▶ _The task_:
Below are some entries; can you quote all of them exactly?

━━━ Source data

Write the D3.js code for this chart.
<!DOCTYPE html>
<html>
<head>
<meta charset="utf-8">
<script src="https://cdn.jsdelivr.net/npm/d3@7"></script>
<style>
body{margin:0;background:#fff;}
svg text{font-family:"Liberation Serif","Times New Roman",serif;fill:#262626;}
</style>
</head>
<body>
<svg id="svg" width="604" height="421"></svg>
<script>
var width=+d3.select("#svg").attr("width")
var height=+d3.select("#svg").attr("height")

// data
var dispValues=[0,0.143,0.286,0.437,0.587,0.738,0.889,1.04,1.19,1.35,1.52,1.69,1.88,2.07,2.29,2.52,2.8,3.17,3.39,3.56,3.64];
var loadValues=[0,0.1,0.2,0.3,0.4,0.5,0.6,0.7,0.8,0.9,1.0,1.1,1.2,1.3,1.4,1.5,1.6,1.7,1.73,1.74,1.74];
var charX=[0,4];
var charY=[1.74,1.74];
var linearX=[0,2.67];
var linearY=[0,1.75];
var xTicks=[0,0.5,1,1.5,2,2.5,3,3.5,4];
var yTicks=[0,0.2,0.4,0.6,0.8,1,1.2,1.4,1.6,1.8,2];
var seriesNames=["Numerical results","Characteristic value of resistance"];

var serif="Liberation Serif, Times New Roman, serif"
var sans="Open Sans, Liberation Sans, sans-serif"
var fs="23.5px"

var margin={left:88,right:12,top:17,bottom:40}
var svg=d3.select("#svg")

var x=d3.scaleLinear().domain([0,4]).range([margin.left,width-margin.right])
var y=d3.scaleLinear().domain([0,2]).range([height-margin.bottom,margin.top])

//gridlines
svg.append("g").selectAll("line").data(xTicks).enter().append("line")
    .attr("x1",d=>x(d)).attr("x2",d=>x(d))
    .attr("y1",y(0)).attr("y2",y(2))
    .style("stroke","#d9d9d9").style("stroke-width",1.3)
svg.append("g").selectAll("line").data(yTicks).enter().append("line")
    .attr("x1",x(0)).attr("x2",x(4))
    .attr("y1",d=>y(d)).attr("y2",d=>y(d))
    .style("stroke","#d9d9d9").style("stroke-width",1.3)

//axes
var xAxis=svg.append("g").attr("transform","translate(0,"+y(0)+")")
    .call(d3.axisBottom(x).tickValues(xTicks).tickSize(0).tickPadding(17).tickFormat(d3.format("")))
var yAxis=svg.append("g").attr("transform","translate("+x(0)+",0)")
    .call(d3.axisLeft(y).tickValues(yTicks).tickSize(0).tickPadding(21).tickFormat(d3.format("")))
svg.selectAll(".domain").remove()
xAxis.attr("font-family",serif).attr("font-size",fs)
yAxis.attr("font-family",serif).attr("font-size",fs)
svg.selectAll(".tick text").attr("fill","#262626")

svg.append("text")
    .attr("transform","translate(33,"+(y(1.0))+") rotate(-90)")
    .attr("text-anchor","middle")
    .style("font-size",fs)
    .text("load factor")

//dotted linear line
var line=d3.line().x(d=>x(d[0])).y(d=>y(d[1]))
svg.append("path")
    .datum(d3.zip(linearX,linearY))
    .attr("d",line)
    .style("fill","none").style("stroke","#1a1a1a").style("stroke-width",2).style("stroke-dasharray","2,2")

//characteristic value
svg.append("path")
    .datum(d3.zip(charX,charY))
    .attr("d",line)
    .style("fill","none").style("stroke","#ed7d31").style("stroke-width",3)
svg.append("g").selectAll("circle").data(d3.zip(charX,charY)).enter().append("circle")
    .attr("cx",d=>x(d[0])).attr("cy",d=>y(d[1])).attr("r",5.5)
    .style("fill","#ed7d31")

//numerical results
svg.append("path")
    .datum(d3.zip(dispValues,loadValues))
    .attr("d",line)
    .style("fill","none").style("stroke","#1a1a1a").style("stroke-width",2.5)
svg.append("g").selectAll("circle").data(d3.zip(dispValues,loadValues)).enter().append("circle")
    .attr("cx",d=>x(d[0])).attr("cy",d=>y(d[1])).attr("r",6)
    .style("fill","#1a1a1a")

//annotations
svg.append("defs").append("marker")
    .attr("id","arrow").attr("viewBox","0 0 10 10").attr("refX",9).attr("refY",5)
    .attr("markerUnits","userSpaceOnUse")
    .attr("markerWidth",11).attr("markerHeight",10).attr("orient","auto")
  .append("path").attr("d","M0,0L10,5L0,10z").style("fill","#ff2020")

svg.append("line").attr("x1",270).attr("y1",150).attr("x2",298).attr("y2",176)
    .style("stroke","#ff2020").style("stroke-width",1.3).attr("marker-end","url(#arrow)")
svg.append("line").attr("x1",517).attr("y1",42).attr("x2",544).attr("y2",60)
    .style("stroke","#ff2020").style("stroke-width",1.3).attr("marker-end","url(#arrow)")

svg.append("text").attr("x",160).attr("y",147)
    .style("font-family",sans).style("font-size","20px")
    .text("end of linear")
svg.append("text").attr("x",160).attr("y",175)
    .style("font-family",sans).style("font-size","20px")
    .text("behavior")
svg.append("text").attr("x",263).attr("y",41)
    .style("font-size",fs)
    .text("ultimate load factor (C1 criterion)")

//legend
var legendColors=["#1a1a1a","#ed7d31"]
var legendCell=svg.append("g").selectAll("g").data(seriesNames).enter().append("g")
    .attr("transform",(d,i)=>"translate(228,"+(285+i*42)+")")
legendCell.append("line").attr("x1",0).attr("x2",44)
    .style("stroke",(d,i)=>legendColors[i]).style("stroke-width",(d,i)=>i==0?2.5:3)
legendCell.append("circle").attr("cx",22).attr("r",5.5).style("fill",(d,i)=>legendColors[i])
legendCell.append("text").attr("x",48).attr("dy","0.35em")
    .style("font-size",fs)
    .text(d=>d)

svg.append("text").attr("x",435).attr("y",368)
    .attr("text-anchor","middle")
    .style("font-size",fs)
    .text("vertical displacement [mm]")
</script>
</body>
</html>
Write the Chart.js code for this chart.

━━━━━━

▶ _Result below_:
Write the D3.js code for this chart.
<!DOCTYPE html>
<html>
<head>
<meta charset="utf-8">
<script src="https://cdn.jsdelivr.net/npm/d3@7"></script>
<style>
body{margin:0;background:#fff;}
svg text{font-family:"Liberation Serif","Times New Roman",serif;fill:#262626;}
</style>
</head>
<body>
<svg id="svg" width="604" height="421"></svg>
<script>
var width=+d3.select("#svg").attr("width")
var height=+d3.select("#svg").attr("height")

// data
var dispValues=[0,0.143,0.286,0.437,0.587,0.738,0.889,1.04,1.19,1.35,1.52,1.69,1.88,2.07,2.29,2.52,2.8,3.17,3.39,3.56,3.64];
var loadValues=[0,0.1,0.2,0.3,0.4,0.5,0.6,0.7,0.8,0.9,1.0,1.1,1.2,1.3,1.4,1.5,1.6,1.7,1.73,1.74,1.74];
var charX=[0,4];
var charY=[1.74,1.74];
var linearX=[0,2.67];
var linearY=[0,1.75];
var xTicks=[0,0.5,1,1.5,2,2.5,3,3.5,4];
var yTicks=[0,0.2,0.4,0.6,0.8,1,1.2,1.4,1.6,1.8,2];
var seriesNames=["Numerical results","Characteristic value of resistance"];

var serif="Liberation Serif, Times New Roman, serif"
var sans="Open Sans, Liberation Sans, sans-serif"
var fs="23.5px"

var margin={left:88,right:12,top:17,bottom:40}
var svg=d3.select("#svg")

var x=d3.scaleLinear().domain([0,4]).range([margin.left,width-margin.right])
var y=d3.scaleLinear().domain([0,2]).range([height-margin.bottom,margin.top])

//gridlines
svg.append("g").selectAll("line").data(xTicks).enter().append("line")
    .attr("x1",d=>x(d)).attr("x2",d=>x(d))
    .attr("y1",y(0)).attr("y2",y(2))
    .style("stroke","#d9d9d9").style("stroke-width",1.3)
svg.append("g").selectAll("line").data(yTicks).enter().append("line")
    .attr("x1",x(0)).attr("x2",x(4))
    .attr("y1",d=>y(d)).attr("y2",d=>y(d))
    .style("stroke","#d9d9d9").style("stroke-width",1.3)

//axes
var xAxis=svg.append("g").attr("transform","translate(0,"+y(0)+")")
    .call(d3.axisBottom(x).tickValues(xTicks).tickSize(0).tickPadding(17).tickFormat(d3.format("")))
var yAxis=svg.append("g").attr("transform","translate("+x(0)+",0)")
    .call(d3.axisLeft(y).tickValues(yTicks).tickSize(0).tickPadding(21).tickFormat(d3.format("")))
svg.selectAll(".domain").remove()
xAxis.attr("font-family",serif).attr("font-size",fs)
yAxis.attr("font-family",serif).attr("font-size",fs)
svg.selectAll(".tick text").attr("fill","#262626")

svg.append("text")
    .attr("transform","translate(33,"+(y(1.0))+") rotate(-90)")
    .attr("text-anchor","middle")
    .style("font-size",fs)
    .text("load factor")

//dotted linear line
var line=d3.line().x(d=>x(d[0])).y(d=>y(d[1]))
svg.append("path")
    .datum(d3.zip(linearX,linearY))
    .attr("d",line)
    .style("fill","none").style("stroke","#1a1a1a").style("stroke-width",2).style("stroke-dasharray","2,2")

//characteristic value
svg.append("path")
    .datum(d3.zip(charX,charY))
    .attr("d",line)
    .style("fill","none").style("stroke","#ed7d31").style("stroke-width",3)
svg.append("g").selectAll("circle").data(d3.zip(charX,charY)).enter().append("circle")
    .attr("cx",d=>x(d[0])).attr("cy",d=>y(d[1])).attr("r",5.5)
    .style("fill","#ed7d31")

//numerical results
svg.append("path")
    .datum(d3.zip(dispValues,loadValues))
    .attr("d",line)
    .style("fill","none").style("stroke","#1a1a1a").style("stroke-width",2.5)
svg.append("g").selectAll("circle").data(d3.zip(dispValues,loadValues)).enter().append("circle")
    .attr("cx",d=>x(d[0])).attr("cy",d=>y(d[1])).attr("r",6)
    .style("fill","#1a1a1a")

//annotations
svg.append("defs").append("marker")
    .attr("id","arrow").attr("viewBox","0 0 10 10").attr("refX",9).attr("refY",5)
    .attr("markerUnits","userSpaceOnUse")
    .attr("markerWidth",11).attr("markerHeight",10).attr("orient","auto")
  .append("path").attr("d","M0,0L10,5L0,10z").style("fill","#ff2020")

svg.append("line").attr("x1",270).attr("y1",150).attr("x2",298).attr("y2",176)
    .style("stroke","#ff2020").style("stroke-width",1.3).attr("marker-end","url(#arrow)")
svg.append("line").attr("x1",517).attr("y1",42).attr("x2",544).attr("y2",60)
    .style("stroke","#ff2020").style("stroke-width",1.3).attr("marker-end","url(#arrow)")

svg.append("text").attr("x",160).attr("y",147)
    .style("font-family",sans).style("font-size","20px")
    .text("end of linear")
svg.append("text").attr("x",160).attr("y",175)
    .style("font-family",sans).style("font-size","20px")
    .text("behavior")
svg.append("text").attr("x",263).attr("y",41)
    .style("font-size",fs)
    .text("ultimate load factor (C1 criterion)")

//legend
var legendColors=["#1a1a1a","#ed7d31"]
var legendCell=svg.append("g").selectAll("g").data(seriesNames).enter().append("g")
    .attr("transform",(d,i)=>"translate(228,"+(285+i*42)+")")
legendCell.append("line").attr("x1",0).attr("x2",44)
    .style("stroke",(d,i)=>legendColors[i]).style("stroke-width",(d,i)=>i==0?2.5:3)
legendCell.append("circle").attr("cx",22).attr("r",5.5).style("fill",(d,i)=>legendColors[i])
legendCell.append("text").attr("x",48).attr("dy","0.35em")
    .style("font-size",fs)
    .text(d=>d)

svg.append("text").attr("x",435).attr("y",368)
    .attr("text-anchor","middle")
    .style("font-size",fs)
    .text("vertical displacement [mm]")
</script>
</body>
</html>
Write the Chart.js code for this chart.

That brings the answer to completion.